37 points | by subract 3 hours ago

5 comments

  • _jackdk_ 22 minutes ago
    This is such a cool technique, and you could even teach it in secondary schools as a neat thing computer scientists can do with polynomials.
  • Cider9986 45 minutes ago
    Here is Ente's implementation: (https://2of3.ente.com/)
  • teravor 56 minutes ago
    if the secret is large usually it's encrypted and the payload is distributed along with the shares of the key.

    but you can also just use Reed-Solomon and split the payload, the difference with Shamir is that you lose information-theoretic security (you lose it the moment you use encryption anyway) and the payload also needs to undergo an all-or-nothing-transform (AONT).

    AONT transforms the entire payload into an encrypted blob which also serves as its own key, a withheld piece is a de facto encryption key. this is required because Reed-Solomon can have pathological cases where pieces leak information.
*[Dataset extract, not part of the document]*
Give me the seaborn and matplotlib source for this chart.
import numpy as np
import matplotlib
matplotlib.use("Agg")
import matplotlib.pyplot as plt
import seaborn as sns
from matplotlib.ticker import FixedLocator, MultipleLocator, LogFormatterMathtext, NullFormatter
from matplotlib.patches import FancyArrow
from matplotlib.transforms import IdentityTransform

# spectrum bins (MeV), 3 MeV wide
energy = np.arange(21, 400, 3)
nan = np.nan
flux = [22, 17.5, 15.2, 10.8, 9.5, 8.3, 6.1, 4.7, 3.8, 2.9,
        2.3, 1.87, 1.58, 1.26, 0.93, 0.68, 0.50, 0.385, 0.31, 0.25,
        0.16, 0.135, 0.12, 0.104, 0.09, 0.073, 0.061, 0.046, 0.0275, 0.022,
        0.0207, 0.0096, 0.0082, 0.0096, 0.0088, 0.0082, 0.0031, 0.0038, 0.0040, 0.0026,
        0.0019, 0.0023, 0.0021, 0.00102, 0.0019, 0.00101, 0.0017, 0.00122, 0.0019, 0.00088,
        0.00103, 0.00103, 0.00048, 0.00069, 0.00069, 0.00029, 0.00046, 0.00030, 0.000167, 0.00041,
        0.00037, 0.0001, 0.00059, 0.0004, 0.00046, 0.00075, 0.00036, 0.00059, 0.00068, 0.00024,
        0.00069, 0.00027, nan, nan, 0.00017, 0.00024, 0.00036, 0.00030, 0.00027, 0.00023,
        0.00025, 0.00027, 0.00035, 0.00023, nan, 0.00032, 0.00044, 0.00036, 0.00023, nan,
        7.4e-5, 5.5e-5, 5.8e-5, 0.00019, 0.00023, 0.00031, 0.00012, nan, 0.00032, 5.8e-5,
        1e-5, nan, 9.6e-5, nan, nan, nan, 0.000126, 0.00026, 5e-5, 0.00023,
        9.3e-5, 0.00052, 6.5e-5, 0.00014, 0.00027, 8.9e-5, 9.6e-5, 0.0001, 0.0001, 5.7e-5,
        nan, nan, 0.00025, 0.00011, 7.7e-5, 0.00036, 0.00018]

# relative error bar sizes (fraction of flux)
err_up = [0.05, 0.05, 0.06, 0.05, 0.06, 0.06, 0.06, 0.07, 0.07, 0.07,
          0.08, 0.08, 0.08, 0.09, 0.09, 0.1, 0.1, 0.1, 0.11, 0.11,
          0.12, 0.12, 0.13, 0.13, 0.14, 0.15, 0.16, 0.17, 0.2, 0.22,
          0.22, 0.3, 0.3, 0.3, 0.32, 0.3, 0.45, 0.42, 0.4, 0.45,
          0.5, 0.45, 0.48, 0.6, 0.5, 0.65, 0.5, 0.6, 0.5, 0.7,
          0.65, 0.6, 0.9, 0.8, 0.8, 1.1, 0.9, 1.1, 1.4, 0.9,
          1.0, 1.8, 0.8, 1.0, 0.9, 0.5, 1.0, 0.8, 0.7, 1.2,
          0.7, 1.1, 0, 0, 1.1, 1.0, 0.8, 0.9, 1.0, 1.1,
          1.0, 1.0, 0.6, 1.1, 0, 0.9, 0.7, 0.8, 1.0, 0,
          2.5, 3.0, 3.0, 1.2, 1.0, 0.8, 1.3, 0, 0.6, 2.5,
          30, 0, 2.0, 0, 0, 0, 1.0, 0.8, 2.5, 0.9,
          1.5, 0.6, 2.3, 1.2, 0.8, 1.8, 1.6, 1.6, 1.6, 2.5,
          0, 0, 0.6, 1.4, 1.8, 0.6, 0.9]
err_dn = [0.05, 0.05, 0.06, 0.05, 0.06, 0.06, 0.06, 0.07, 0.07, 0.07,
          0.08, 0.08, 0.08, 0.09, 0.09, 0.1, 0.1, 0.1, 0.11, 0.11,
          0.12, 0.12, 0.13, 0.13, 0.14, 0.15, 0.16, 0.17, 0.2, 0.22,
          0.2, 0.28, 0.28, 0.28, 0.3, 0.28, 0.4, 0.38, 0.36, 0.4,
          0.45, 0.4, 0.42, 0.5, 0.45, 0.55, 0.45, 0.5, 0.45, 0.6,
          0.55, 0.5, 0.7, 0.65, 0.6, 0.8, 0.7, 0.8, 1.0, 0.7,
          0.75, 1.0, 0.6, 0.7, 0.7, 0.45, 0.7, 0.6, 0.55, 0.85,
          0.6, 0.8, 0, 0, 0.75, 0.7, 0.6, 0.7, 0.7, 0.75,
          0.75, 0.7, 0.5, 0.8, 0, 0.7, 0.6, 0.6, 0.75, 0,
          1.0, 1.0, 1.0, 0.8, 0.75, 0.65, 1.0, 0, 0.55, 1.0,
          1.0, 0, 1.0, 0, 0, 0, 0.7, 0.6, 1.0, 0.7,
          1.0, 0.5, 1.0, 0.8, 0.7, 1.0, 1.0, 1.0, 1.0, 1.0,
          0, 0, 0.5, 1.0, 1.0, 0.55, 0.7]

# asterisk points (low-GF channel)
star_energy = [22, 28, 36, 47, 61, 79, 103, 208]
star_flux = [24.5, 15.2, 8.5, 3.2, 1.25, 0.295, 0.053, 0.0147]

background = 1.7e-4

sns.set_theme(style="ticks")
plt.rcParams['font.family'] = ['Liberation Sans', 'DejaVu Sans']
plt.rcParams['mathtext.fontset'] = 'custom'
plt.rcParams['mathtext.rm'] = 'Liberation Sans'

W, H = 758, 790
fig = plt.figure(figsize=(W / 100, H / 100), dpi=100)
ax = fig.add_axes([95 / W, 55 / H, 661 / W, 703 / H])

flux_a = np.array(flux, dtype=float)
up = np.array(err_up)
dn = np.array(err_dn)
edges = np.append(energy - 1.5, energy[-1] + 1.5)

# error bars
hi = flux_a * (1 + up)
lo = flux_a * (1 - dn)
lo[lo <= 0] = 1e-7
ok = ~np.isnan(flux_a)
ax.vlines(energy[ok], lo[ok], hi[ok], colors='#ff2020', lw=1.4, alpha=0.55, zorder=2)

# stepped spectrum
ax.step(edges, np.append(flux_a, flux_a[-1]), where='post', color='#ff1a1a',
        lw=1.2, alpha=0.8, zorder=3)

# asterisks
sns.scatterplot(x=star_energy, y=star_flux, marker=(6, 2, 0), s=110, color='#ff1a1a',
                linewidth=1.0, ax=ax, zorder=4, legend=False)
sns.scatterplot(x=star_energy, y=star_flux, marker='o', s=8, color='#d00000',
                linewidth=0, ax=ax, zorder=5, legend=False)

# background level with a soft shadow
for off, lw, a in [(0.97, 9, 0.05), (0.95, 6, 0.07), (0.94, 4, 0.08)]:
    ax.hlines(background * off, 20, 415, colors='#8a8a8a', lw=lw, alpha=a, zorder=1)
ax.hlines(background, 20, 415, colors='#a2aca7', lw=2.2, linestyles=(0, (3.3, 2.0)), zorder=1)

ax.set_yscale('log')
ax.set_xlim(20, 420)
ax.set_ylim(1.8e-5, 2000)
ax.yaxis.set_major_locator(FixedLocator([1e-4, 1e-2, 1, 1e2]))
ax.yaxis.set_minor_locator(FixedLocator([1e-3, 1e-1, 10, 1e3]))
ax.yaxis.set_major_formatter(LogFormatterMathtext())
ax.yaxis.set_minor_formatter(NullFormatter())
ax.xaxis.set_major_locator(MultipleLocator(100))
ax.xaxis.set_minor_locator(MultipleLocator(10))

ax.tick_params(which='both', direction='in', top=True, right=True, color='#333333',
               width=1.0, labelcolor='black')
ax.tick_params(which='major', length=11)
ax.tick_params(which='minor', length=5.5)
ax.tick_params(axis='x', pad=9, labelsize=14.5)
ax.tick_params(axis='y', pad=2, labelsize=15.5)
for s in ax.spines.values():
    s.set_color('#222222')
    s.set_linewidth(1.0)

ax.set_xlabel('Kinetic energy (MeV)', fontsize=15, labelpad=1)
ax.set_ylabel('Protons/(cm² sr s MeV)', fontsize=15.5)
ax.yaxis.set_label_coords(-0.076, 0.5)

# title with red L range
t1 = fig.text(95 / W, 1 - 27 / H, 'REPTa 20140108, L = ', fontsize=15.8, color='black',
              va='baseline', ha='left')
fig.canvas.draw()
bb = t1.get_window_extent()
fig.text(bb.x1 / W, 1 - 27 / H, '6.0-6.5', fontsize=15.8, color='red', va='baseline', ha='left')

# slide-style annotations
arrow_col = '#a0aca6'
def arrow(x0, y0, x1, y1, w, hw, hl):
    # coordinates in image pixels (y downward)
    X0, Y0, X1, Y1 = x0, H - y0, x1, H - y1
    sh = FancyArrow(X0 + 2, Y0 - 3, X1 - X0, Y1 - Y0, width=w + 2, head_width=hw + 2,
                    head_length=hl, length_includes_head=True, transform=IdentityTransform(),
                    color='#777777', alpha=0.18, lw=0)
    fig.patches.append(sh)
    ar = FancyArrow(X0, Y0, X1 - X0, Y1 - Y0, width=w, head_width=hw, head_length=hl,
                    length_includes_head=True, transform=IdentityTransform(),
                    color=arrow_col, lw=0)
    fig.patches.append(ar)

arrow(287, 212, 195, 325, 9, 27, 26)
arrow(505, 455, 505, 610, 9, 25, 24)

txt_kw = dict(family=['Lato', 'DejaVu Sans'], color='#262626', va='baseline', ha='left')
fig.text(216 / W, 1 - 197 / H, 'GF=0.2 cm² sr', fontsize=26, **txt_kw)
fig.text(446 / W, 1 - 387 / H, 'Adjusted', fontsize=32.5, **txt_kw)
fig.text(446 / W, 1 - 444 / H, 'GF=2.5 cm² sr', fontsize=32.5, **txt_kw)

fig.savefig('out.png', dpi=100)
    • colmmacc 24 minutes ago
      Reed-Solomon is an Erasure code, and I definitely wouldn't look to that for Secret Splitting. Those leakage models are gnarly. But if you want something else that is more general - there are Monotone Span Programs. Seriously underused.
      • teravor 17 minutes ago

            > Reed-Solomon is an Erasure code
        
        which shares the same math as Shamir

            > Those leakage models are gnarly.
        
        AONT solves that by making any leak other than the totality meaningless
  • compsciphd 57 minutes ago
    before I learned of shamir secret sharing, I wondered why one couldn't do the same exact thing with a par2 like system (albiet with smaller pieces than a par2 system would traditionally have). i.e. you have X bits of data, you create Y*X/N sized recovery blocks (where Y > N). You hand each recovery block to individual users. and any N users can get together to recover the key and decrypt the contents.